La tanto attesa e temuta crisi di governo è arrivata e giungerà al proprio termine nel corso delle prossime ore. Il nostro Presidente della Repubblica, Sergio Mattarella, ha autorevolmente arginato una potenziale deriva temporale ponendo un cut off a lunedì. Nei confronti del nostro Paese aleggiava una certa aria di prudenza e – di fatto – alcuni segnali di nervosismo tra i principali attori dell’ormai tramontato esecutivo erano già stati riportati su queste pagine. Nel frattempo, è opportuno “fare i conti” con quanto finora accaduto sul nostro mercato domestico. Agli occhi di molti, le risultanze potrebbero apparire “paradossali” rispetto a un accademico e scontato esito, ma, al momento, è andata bene (finanziariamente parlando).
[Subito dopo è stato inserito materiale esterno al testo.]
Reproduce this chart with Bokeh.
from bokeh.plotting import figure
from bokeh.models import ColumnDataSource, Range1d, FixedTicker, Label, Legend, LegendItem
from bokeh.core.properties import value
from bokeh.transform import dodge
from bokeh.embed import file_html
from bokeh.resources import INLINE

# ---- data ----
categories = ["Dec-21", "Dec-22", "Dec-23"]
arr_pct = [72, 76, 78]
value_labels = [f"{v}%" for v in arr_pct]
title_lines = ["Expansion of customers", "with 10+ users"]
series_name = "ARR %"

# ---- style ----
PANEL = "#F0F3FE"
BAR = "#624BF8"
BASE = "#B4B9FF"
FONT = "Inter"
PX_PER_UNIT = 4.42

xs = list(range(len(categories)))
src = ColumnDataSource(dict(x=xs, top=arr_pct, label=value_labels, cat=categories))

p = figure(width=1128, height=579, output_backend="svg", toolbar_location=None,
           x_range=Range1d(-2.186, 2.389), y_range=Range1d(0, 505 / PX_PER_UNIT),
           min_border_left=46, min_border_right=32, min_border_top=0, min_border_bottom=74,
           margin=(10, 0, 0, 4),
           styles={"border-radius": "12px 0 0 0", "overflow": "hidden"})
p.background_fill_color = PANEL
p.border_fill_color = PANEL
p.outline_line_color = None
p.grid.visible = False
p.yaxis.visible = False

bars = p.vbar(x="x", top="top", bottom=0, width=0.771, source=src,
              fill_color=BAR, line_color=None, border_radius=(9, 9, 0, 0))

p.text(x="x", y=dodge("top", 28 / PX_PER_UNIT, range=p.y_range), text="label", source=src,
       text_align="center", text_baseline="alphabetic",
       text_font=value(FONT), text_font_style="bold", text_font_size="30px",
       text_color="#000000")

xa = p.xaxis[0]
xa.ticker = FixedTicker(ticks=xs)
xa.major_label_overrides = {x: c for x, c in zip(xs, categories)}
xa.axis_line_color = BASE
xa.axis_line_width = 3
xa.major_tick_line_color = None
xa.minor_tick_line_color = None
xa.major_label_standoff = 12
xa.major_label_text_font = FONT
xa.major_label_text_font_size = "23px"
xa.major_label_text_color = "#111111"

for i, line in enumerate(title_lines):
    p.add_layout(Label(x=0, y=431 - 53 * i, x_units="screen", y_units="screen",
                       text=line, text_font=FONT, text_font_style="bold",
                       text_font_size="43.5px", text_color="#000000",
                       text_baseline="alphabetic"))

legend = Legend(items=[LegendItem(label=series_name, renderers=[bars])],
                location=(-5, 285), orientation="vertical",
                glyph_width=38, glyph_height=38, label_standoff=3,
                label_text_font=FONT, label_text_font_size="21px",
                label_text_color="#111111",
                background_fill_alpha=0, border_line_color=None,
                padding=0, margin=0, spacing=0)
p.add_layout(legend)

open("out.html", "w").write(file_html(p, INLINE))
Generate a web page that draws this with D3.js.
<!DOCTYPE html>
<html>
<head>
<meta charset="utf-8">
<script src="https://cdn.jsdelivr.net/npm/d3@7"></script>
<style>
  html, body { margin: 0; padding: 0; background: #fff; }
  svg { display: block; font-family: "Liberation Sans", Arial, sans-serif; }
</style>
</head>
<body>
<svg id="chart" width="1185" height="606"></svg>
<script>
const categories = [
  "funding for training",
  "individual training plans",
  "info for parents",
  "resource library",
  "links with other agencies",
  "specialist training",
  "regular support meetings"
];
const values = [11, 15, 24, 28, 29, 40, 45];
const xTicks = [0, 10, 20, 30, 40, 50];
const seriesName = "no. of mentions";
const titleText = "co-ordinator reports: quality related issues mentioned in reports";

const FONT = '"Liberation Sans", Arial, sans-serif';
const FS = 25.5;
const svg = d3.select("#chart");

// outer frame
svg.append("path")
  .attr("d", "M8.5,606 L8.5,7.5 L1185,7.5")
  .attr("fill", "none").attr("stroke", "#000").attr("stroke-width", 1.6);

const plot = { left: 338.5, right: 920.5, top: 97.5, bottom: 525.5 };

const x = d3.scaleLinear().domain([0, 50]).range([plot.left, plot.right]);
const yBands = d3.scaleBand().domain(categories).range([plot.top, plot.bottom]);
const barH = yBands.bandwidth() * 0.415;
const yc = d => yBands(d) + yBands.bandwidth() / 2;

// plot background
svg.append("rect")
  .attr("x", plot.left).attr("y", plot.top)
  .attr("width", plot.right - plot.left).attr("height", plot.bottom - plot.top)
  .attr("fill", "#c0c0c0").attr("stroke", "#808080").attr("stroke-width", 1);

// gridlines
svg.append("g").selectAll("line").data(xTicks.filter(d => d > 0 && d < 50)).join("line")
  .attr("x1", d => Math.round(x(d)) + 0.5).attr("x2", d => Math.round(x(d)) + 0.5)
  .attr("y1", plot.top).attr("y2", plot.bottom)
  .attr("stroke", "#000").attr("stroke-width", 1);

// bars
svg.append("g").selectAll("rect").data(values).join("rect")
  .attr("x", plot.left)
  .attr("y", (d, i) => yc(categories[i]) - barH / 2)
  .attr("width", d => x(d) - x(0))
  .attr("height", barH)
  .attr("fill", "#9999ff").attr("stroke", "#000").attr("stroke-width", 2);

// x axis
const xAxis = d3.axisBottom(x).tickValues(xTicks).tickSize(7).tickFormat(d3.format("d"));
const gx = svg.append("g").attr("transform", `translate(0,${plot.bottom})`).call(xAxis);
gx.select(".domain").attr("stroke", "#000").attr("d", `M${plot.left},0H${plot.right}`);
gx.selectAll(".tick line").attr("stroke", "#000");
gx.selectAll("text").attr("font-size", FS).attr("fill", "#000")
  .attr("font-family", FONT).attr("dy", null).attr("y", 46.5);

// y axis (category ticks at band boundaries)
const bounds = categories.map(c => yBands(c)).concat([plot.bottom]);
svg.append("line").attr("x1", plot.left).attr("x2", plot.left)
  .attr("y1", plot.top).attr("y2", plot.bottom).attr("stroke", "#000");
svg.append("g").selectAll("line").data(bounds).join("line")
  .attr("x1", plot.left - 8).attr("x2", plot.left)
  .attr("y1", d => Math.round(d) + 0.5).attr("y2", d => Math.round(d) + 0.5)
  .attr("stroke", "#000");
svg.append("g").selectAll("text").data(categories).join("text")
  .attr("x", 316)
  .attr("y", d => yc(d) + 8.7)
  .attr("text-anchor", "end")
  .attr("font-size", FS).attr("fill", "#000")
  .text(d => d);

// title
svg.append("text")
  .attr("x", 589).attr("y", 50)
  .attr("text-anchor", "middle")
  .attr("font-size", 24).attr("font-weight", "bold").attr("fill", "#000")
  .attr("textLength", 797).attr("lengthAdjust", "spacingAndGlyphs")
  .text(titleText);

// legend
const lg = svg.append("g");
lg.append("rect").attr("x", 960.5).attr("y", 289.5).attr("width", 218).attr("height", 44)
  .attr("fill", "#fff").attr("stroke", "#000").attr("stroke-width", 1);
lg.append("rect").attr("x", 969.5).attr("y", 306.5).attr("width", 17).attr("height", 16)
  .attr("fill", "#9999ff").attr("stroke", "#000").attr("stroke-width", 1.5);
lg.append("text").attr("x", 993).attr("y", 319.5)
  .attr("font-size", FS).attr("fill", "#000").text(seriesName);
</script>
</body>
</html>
Dal formale innesco della crisi (8 agosto), la Borsa italiana, e il suo sorvegliato speciale spread, ne hanno beneficiato. Il principale indice italiano (Ftse Mib), dopo aver accusato il colpo all’indomani della rottura in capo all’esecutivo, ha recuperato il proprio terreno perduto fino a riportarsi in prossimità del precedente livello di prezzi (pre-crisi).

Se l’analisi viene estesa all’andamento del nostro spread, si può osservare come durante il discorso tenuto dall’ex Premier Conte, ci sia stato un vero e proprio ritracciamento prima su base intraday, e nelle successive ore, un ulteriore ripiegamento fino all’attuale livello sotto area 200 punti (il massimo mensile è stato in prossimità di quota 240 pb).

A molti osservatori questa duplice dinamica (borsa e spread) potrebbe apparire come priva di un’oggettiva giustificazione: generalmente una crisi di governo dovrebbe destabilizzare sia il fronte azionario, sia la componente del debito, ma ciò non è accaduto.

A motivare tale “paradosso” potrebbe sottostare la seguente ipotesi che accomuna entrambi i versanti (azionario e obbligazionario): il mercato era consapevole di un’imminente crisi di governo e, ormai giunto alla potenziale vigilia di quest’ultima (per via dei molti elementi scatenanti affiorati nel corso delle ultime settimane), ha in qualche modo voluto “allontanare” la soglia dei prezzi di listino da importanti livelli che sarebbero stati pericolosi in caso di violazione al ribasso. Il primo fra tutti è quello dei 20.000 punti sullo stesso indice Ftse Mib. Scampato il rischio di essere vicini ai temuti livelli, qualora si fosse registrato un downside a seguito delle attese notizie, l’intero quadro tecnico – pur subendo una flessione – non avrebbe intaccato il proprio scenario di breve termine. Si tratta di un’ipotesi che può ritenersi sostenibile se costruita solo (è opportuno sottolinearlo) sull’unico elemento riconducibile all’attesa della scontata crisi: altri fattori o eventi esterni avrebbero impattato diversamente.

E proprio un inaspettato elemento è giunto sul finire della scorsa seduta. L’agenzia di rating Moody’s, ovvero la stessa che aveva preannunciato a febbraio «un significativo rischio di elezioni anticipate in Italia, probabilmente dopo le elezioni europee», ha rivisto al ribasso le stime del Pil italiano e non solo. Come si apprende da Radiocor, la nota diffusa riporta: «L’outlook per l’Italia rimane particolarmente incerto con un’economia che continua a stentare per quanto la maggior parte dei paesi dell’eurozona abbiano registrato un qualche rallentamento dalla metà del 2018 in avanti, quello dell’Italia è stato il più accentuato. Per questo ci aspettiamo che l’economia dell’Italia cresca di un modesto 0,2% quest’anno per poi guadagnare un po’ di velocità nel 2020 allo 0,5%. I dati del secondo trimestre confermano che l’economia è in fase di stagnazione e che gli investimenti sono in stallo. La pressoché continua instabilità politica e i disaccordi con l’Ue hanno dato adito a un’incertezza persistente e a condizioni finanziarie meno favorevoli». Un’analisi che il mercato italiano ha prontamente subìto: dai massimi di giornata (+0,94% rispetto alla chiusura precedente) che venivano già lasciati alle spalle nel corso del pomeriggio, si è potuto invece assistere a un’accelerazione verso nuovi minimi intraday per poi concludere la seduta in lieve territorio negativo (-0,14%).

Nel corso di queste ultime giornate tutto poteva apparire insensato, ma, come accade sui mercati finanziari (che “hanno sempre ragione”), ancora una volta ha prevalso la consolidata “storia operativa” e pertanto il celebre aforisma borsistico «compra sulle voci, vendi sul fatto» ha nuovamente messo a segno la sua proverbiale affidabilità.